▶ **Short task**
Print, word for word, every line from the beginning of the listing up to and including the line with "ydom_b = [px_y(672". Pictures are to be excluded.

▶ **Recorded information**
^^^^^^^^

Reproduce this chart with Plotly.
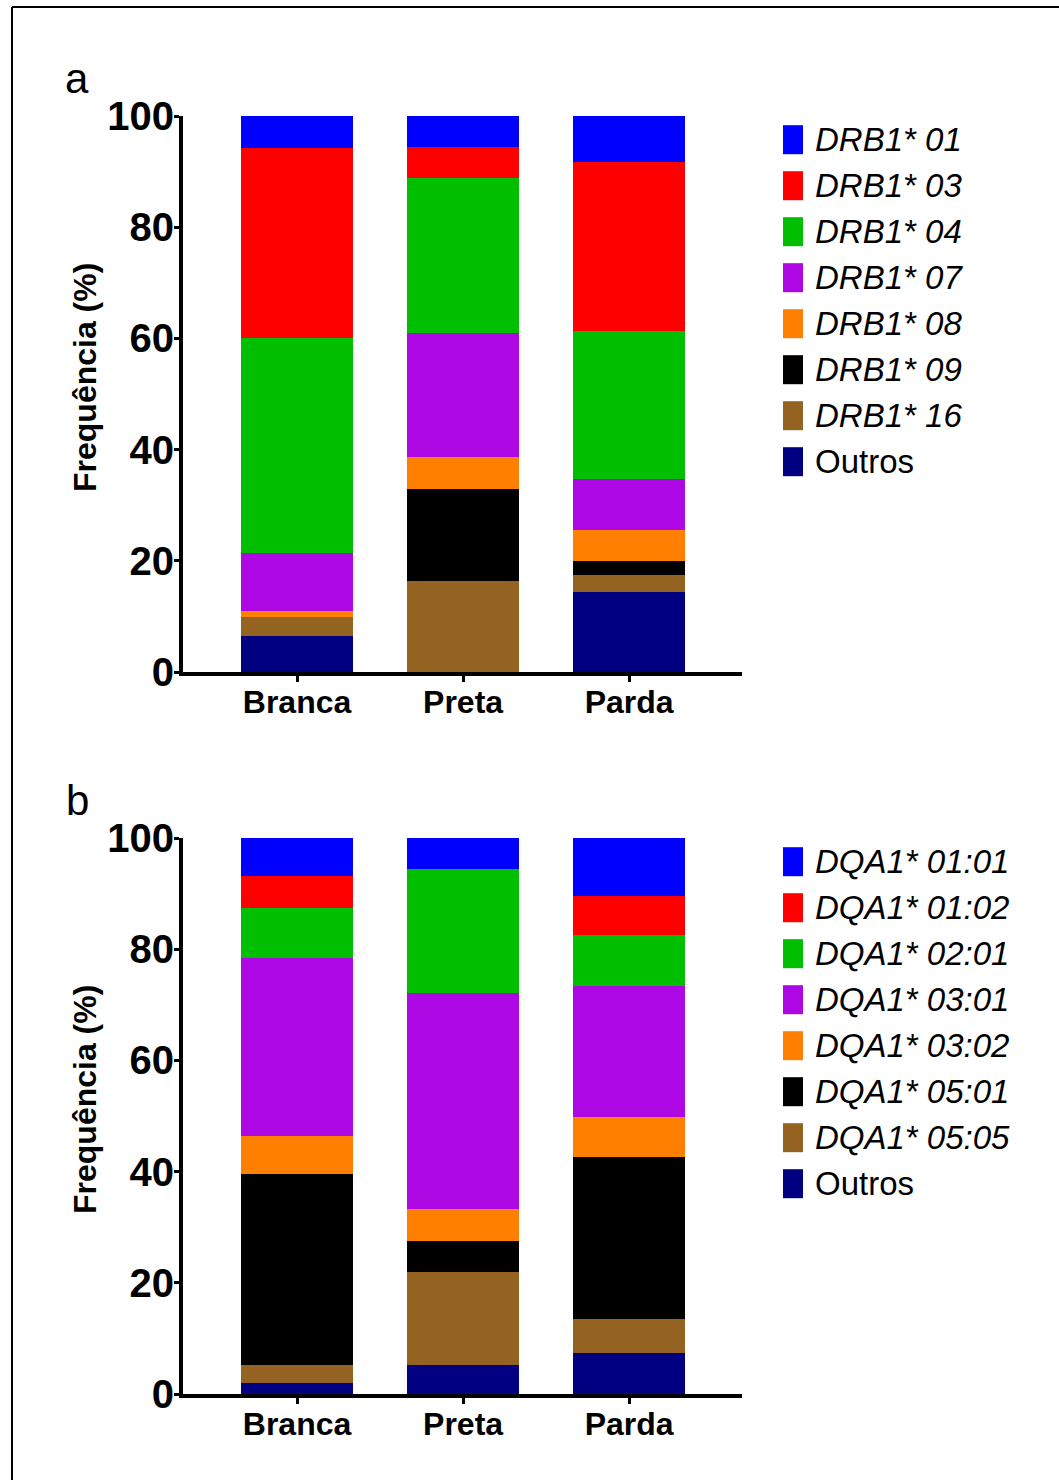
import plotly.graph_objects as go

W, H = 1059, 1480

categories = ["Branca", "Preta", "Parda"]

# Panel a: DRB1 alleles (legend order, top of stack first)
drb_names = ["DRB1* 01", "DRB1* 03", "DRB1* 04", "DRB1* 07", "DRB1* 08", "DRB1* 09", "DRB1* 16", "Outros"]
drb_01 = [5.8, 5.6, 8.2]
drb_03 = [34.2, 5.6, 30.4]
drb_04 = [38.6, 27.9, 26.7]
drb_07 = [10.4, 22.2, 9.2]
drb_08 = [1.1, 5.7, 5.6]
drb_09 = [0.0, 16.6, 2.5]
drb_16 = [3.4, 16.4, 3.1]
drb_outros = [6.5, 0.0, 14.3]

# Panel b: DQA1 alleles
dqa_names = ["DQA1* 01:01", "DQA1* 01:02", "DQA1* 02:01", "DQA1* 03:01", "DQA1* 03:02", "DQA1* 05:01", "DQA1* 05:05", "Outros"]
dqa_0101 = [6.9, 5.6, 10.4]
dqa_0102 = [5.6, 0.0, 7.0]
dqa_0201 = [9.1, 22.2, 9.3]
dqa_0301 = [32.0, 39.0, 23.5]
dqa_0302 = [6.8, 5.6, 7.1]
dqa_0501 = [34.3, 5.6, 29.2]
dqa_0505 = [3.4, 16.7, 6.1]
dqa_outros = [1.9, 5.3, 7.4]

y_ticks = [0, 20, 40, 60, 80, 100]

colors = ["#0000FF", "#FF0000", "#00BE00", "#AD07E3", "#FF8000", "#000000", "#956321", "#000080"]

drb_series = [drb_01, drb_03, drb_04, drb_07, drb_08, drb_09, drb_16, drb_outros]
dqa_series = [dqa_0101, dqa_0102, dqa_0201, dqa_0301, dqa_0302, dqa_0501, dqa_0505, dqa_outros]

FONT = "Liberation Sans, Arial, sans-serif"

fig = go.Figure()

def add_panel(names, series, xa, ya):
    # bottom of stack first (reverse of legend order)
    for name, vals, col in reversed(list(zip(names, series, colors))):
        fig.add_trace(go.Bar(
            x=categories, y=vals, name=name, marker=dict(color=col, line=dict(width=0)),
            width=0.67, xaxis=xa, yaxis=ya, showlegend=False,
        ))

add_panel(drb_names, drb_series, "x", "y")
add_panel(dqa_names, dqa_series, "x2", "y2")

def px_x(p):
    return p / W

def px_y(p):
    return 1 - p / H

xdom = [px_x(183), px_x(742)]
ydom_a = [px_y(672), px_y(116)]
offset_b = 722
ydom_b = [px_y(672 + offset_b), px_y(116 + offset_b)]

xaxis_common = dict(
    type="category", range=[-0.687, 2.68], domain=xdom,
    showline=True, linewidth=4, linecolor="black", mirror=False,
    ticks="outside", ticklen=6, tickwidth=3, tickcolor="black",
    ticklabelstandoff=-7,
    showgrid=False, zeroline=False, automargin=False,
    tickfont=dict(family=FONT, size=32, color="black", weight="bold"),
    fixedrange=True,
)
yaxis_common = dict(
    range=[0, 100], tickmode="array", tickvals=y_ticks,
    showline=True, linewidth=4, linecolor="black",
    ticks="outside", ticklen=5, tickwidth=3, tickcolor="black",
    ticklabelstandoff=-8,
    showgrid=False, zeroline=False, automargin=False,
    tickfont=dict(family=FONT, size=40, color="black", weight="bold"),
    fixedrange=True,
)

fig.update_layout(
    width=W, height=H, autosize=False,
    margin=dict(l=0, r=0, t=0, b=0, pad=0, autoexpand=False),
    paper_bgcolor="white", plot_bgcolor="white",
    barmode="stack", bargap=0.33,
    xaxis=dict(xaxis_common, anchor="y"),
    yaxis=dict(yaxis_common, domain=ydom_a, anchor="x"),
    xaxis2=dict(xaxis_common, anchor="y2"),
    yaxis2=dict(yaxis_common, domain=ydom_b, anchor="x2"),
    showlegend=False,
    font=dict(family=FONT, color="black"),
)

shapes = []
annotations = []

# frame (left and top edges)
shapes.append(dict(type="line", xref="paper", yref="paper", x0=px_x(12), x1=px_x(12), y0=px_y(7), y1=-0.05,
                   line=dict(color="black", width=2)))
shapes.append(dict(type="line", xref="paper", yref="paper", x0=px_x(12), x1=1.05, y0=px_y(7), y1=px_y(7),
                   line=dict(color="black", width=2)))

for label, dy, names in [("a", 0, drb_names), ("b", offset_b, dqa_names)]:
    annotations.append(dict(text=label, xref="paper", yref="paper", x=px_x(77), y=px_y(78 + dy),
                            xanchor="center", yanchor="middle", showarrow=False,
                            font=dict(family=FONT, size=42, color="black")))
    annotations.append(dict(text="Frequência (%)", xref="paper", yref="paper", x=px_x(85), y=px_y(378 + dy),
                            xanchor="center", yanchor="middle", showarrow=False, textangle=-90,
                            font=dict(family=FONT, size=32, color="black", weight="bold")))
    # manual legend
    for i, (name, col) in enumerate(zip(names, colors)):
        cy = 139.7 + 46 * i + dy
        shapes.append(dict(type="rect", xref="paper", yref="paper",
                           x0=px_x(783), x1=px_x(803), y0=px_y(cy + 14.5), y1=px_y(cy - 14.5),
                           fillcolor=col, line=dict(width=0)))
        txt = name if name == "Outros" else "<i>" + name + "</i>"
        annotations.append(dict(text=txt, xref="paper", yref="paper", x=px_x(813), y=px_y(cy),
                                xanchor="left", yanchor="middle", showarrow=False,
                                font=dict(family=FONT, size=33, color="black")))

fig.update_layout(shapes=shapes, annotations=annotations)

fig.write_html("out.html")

^^^^^^^^

▶ **Full answer**
Reproduce this chart with Plotly.
import plotly.graph_objects as go

W, H = 1059, 1480

categories = ["Branca", "Preta", "Parda"]

# Panel a: DRB1 alleles (legend order, top of stack first)
drb_names = ["DRB1* 01", "DRB1* 03", "DRB1* 04", "DRB1* 07", "DRB1* 08", "DRB1* 09", "DRB1* 16", "Outros"]
drb_01 = [5.8, 5.6, 8.2]
drb_03 = [34.2, 5.6, 30.4]
drb_04 = [38.6, 27.9, 26.7]
drb_07 = [10.4, 22.2, 9.2]
drb_08 = [1.1, 5.7, 5.6]
drb_09 = [0.0, 16.6, 2.5]
drb_16 = [3.4, 16.4, 3.1]
drb_outros = [6.5, 0.0, 14.3]

# Panel b: DQA1 alleles
dqa_names = ["DQA1* 01:01", "DQA1* 01:02", "DQA1* 02:01", "DQA1* 03:01", "DQA1* 03:02", "DQA1* 05:01", "DQA1* 05:05", "Outros"]
dqa_0101 = [6.9, 5.6, 10.4]
dqa_0102 = [5.6, 0.0, 7.0]
dqa_0201 = [9.1, 22.2, 9.3]
dqa_0301 = [32.0, 39.0, 23.5]
dqa_0302 = [6.8, 5.6, 7.1]
dqa_0501 = [34.3, 5.6, 29.2]
dqa_0505 = [3.4, 16.7, 6.1]
dqa_outros = [1.9, 5.3, 7.4]

y_ticks = [0, 20, 40, 60, 80, 100]

colors = ["#0000FF", "#FF0000", "#00BE00", "#AD07E3", "#FF8000", "#000000", "#956321", "#000080"]

drb_series = [drb_01, drb_03, drb_04, drb_07, drb_08, drb_09, drb_16, drb_outros]
dqa_series = [dqa_0101, dqa_0102, dqa_0201, dqa_0301, dqa_0302, dqa_0501, dqa_0505, dqa_outros]

FONT = "Liberation Sans, Arial, sans-serif"

fig = go.Figure()

def add_panel(names, series, xa, ya):
    # bottom of stack first (reverse of legend order)
    for name, vals, col in reversed(list(zip(names, series, colors))):
        fig.add_trace(go.Bar(
            x=categories, y=vals, name=name, marker=dict(color=col, line=dict(width=0)),
            width=0.67, xaxis=xa, yaxis=ya, showlegend=False,
        ))

add_panel(drb_names, drb_series, "x", "y")
add_panel(dqa_names, dqa_series, "x2", "y2")

def px_x(p):
    return p / W

def px_y(p):
    return 1 - p / H

xdom = [px_x(183), px_x(742)]
ydom_a = [px_y(672), px_y(116)]
offset_b = 722
ydom_b = [px_y(672 + offset_b), px_y(116 + offset_b)]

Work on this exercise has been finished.